Feminism is Fun
Novelist Jennifer Mathieu’s new book, whose movie rights Amy Poehler has already snapped up, joyfully empowers high-schoolers to shake up gender roles. By Daniel Renfrow, Photos by Daniel Ortiz
Stashed away in a crowded bookcase in young-adult author Jennifer Mathieu’s Westbury-area home, near the book-and-paper-strewn dining table she uses as her writing station for a couple of hours every evening after putting her 7-year-old son Elliott to sleep and spending some quality time with her musician and printshop worker husband Kevin, is a copy of the first book the D.C. native and Bellaire High School English teacher ever wrote. It’s a slender, time-worn novella titled Mystery at Grandma’s that Mathieu, now 40, dreamed up as a fifth grader for a school writing competition.
In some sort of clairvoyant, future-career foreshadowing, Mathieu won that competition, and, due to the prudence of her mother, who had the presence of mind to save a copy of the book as a keepsake, it now gets to reside next to copies of the four highly praised novels Mathieu has written since. With its cutesy pre-teen author portrait and its fantastical plot, Mystery at Grandma’s is a constant, chuckle-inducing reminder to the author of just how far she has come.
The author’s fourth novel, Moxie, which tells the story of a feminist uprising at a small-town Texas high school, will be released this month. And, ahead of its release, it’s already garnering quite a bit of national attention. Nearly a year ago, actress Amy Poehler’s production company, Paper Kite — the force behind Comedy Central’s critically acclaimed Broad City and Hulu’s popular Difficult People series — obtained an early copy of the book and, seeing its big-screen potential, acquired the feature rights to the novel. The last time Mathieu checked in with the Paper Kite team, they had started interviewing screenwriters for the movie version of the book. “I trust them because they’re so great at what they do,” says Mathieu of Poehler and her staff. “I couldn’t have picked a better group of people to do it.”
What sets Mathieu apart from many other young-adult authors, and perhaps what won Paper Kite over, is her honest approach to the heavy topics she is known to explore in her books, which in the past have addressed the likes of sexism, abortion and molestation. “I’m a big believer that teenagers can smell hypocrisy really quickly and can tell when someone is trying to preach or lecture to them,” says Matthieu. “So I try to write books that tell the truth.

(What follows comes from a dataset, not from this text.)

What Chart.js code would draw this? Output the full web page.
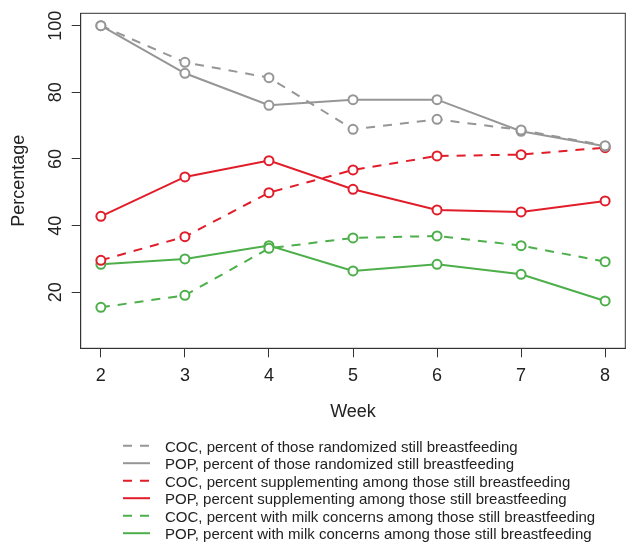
<!DOCTYPE html>
<html>
<head>
<meta charset="utf-8">
<script src="https://cdn.jsdelivr.net/npm/chart.js@4/dist/chart.umd.min.js"></script>
<style>
  body { margin: 0; background: #fff; }
  canvas { display: block; }
</style>
</head>
<body>
<canvas id="myChart" width="640" height="553"></canvas>
<script>
// values
var weeks = [2, 3, 4, 5, 6, 7, 8];
var yTicks = [20, 40, 60, 80, 100];

var cocRandomized = [100, 89.0, 84.4, 68.9, 71.9, 68.7, 64.0];
var popRandomized = [100, 85.7, 76.1, 77.8, 77.8, 68.3, 63.8];
var cocSupplement = [29.6, 36.7, 49.9, 56.7, 60.9, 61.3, 63.4];
var popSupplement = [42.8, 54.6, 59.5, 50.9, 44.7, 44.1, 47.4];
var cocMilk = [15.5, 19.1, 33.2, 36.3, 36.9, 34.0, 29.2];
var popMilk = [28.4, 30.0, 34.0, 26.4, 28.4, 25.4, 17.4];

var seriesLabels = [
  'COC, percent of those randomized still breastfeeding',
  'POP, percent of those randomized still breastfeeding',
  'COC, percent supplementing among those still breastfeeding',
  'POP, percent supplementing among those still breastfeeding',
  'COC, percent with milk concerns among those still breastfeeding',
  'POP, percent with milk concerns among those still breastfeeding'
];

var gray = 'rgb(150,150,150)';
var red = 'rgb(225,29,42)';
var green = 'rgb(77,175,74)';
var dash = [9, 8];
var FONT = '"Liberation Sans", Arial, Helvetica, sans-serif';

function pts(vals) {
  return weeks.map(function(w, i) { return {x: w, y: vals[i]}; });
}

function makeSet(label, vals, color, dashed) {
  return {
    label: label,
    data: pts(vals),
    borderColor: color,
    backgroundColor: color,
    borderWidth: 2,
    borderDash: dashed ? dash : [],
    pointRadius: 4.5,
    pointBorderWidth: 2,
    pointBorderColor: color,
    pointBackgroundColor: '#fff',
    pointHoverRadius: 4.5,
    tension: 0
  };
}

var datasets = [
  makeSet(seriesLabels[0], cocRandomized, gray, true),
  makeSet(seriesLabels[1], popRandomized, gray, false),
  makeSet(seriesLabels[2], cocSupplement, red, true),
  makeSet(seriesLabels[3], popSupplement, red, false),
  makeSet(seriesLabels[4], cocMilk, green, true),
  makeSet(seriesLabels[5], popMilk, green, false)
];

// box, rotated y labels and the legend under the plot
var extras = {
  id: 'extras',
  afterDraw: function(chart) {
    var ctx = chart.ctx, a = chart.chartArea, ys = chart.scales.y;
    ctx.save();
    ctx.strokeStyle = '#333';
    ctx.lineWidth = 1;
    ctx.strokeRect(a.left, a.top, a.right - a.left, a.bottom - a.top);

    ctx.fillStyle = '#222';
    ctx.font = '18px ' + FONT;
    ctx.textAlign = 'center';
    ctx.textBaseline = 'alphabetic';
    yTicks.forEach(function(v) {
      var py = ys.getPixelForValue(v);
      ctx.save();
      ctx.translate(60.5, py);
      ctx.rotate(-Math.PI / 2);
      ctx.fillText(String(v), 0, 0);
      ctx.restore();
    });

    ctx.font = '15px ' + FONT;
    ctx.textAlign = 'left';
    chart.data.datasets.forEach(function(ds, i) {
      var ly = 445.7 + i * 17.5;
      ctx.strokeStyle = ds.borderColor;
      ctx.lineWidth = 2;
      ctx.setLineDash(ds.borderDash);
      ctx.beginPath();
      ctx.moveTo(123, ly);
      ctx.lineTo(150, ly);
      ctx.stroke();
      ctx.setLineDash([]);
      ctx.fillStyle = '#222';
      ctx.fillText(ds.label, 165, ly + 6);
    });
    ctx.restore();
  }
};

var ctx = document.getElementById('myChart').getContext('2d');
var myChart = new Chart(ctx, {
  type: 'line',
  data: { datasets: datasets },
  plugins: [extras],
  options: {
    responsive: false,
    animation: false,
    layout: { padding: { top: 13.3, right: 14.7, left: 0, bottom: 0 } },
    plugins: {
      legend: { display: false },
      tooltip: { enabled: false }
    },
    scales: {
      x: {
        type: 'linear',
        min: 1.76,
        max: 8.24,
        afterBuildTicks: function(scale) {
          scale.ticks = weeks.map(function(w) { return {value: w}; });
        },
        afterFit: function(scale) { scale.height = 553 - 348.3; },
        grid: { drawOnChartArea: false, drawTicks: true, tickLength: 9, tickColor: '#333' },
        border: { display: true, color: '#333', width: 1 },
        ticks: { color: '#222', font: { family: FONT, size: 18 }, padding: 8, maxRotation: 0 },
        title: { display: true, text: 'Week', color: '#222', font: { family: FONT, size: 18 }, padding: { top: 0, bottom: 130 } }
      },
      y: {
        type: 'linear',
        min: 3.2,
        max: 103.7,
        afterBuildTicks: function(scale) {
          scale.ticks = yTicks.map(function(v) { return {value: v}; });
        },
        afterFit: function(scale) { scale.width = 80.7; },
        grid: { drawOnChartArea: false, drawTicks: true, tickLength: 9, tickColor: '#333' },
        border: { display: true, color: '#333', width: 1 },
        ticks: { display: false },
        title: { display: true, text: 'Percentage', color: '#222', font: { family: FONT, size: 18 }, padding: { top: 8, bottom: 0 } }
      }
    }
  }
});
</script>
</body>
</html>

And even if that truth isn’t always pleasant, I believe that it should always still be told.”
In Moxie, Mathieu, who considers herself a staunch yet approachable feminist, explores the topic of gender inequality through the lens of 16-year-old protagonist Vivian Carter, who leads a rebellion at her school after stumbling upon some feminist zines and cassettes her mother, a former “riot girl,” had hidden away in a closet at their home. While the book tackles some serious subject matter, Matheiu considers it the most joyful and fun book she has written thus far. She’s eager to see how it’s received by her young fans.
“I wanted to write a book where girls — and guys, too — could see that being a feminist is not about hating men or about women being better than men,” she says. “I want young people to know that feminism is about liberation from all of these really restrictive gender roles that tell boys that they can’t cry or that they should be good at sports, or that tell girls that they have to be thin, quiet and super pretty to be of any value.
“There’s a really negative stereotype about what it means to be a feminist, and I love smashing that stereotype. My hope is that my new book will do just that.”